If a tourist ever made his way to this neighborhood hangout just south of the swing bridge, you’d feel inclined to reward him with a beer, which would be easy, as craft brews line one wall of the place (under poster-sized vintage postcards of Fort Lauderdale). A friendly, eclectic crowd comes here for beer and food that goes well with it – fish tacos and pizza being the most popular.
Anthony Bruno, of Runway 84, opened this pizza joint in 2002 because he couldn’t find the “well done” pizzas of his native New York here in Fort Lauderdale. The flagship location has since become a nationwide chain. Ashy flavor permeates the crust of pies like the “Paul & Young Ron,” piled with meatballs, sausage, ricotta, and hot or sweet peppers. Oven-roasted chicken wings and salads round out the menu, and beer and wine are served.
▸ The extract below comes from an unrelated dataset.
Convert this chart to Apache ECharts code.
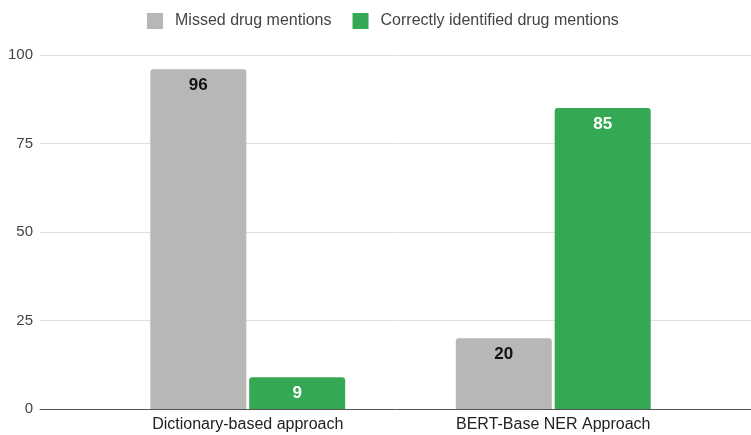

Many people come here for the music: that of the Beatles on Tuesday and of Rod Steward on Wednesday, then the real thing, Celtic Bridge, Thursday, Friday and Saturday. But the kitchen and the friendly servers are the co-stars, delivering Irish stew; Donegal mussels in a Chardonnay, garlic and cream sauce; and a truly outstanding Reuben wrap.
The founder of Anthony’s Runway 84 and Anthony’s Coal Fired Pizza, Anthony Bruno teamed up with restauranteur Michelangelo Mozzicato to open a casual restaurant with a Santa Maria-style grill as the centerpiece. The menu consists of American classics with a Florida twist – appropriate for a place in the old Dirty Ernie’s building.
Jerk Machine specializes in Jamaican Style Jerk Cuisine and has become famous for its smoky, spicy, Jerk Chicken and other delectable dishes like Jerk Pork, Oxtails, Curry Goat and of course, Jerk Machine’s own favorite, Jerk Stew Peas.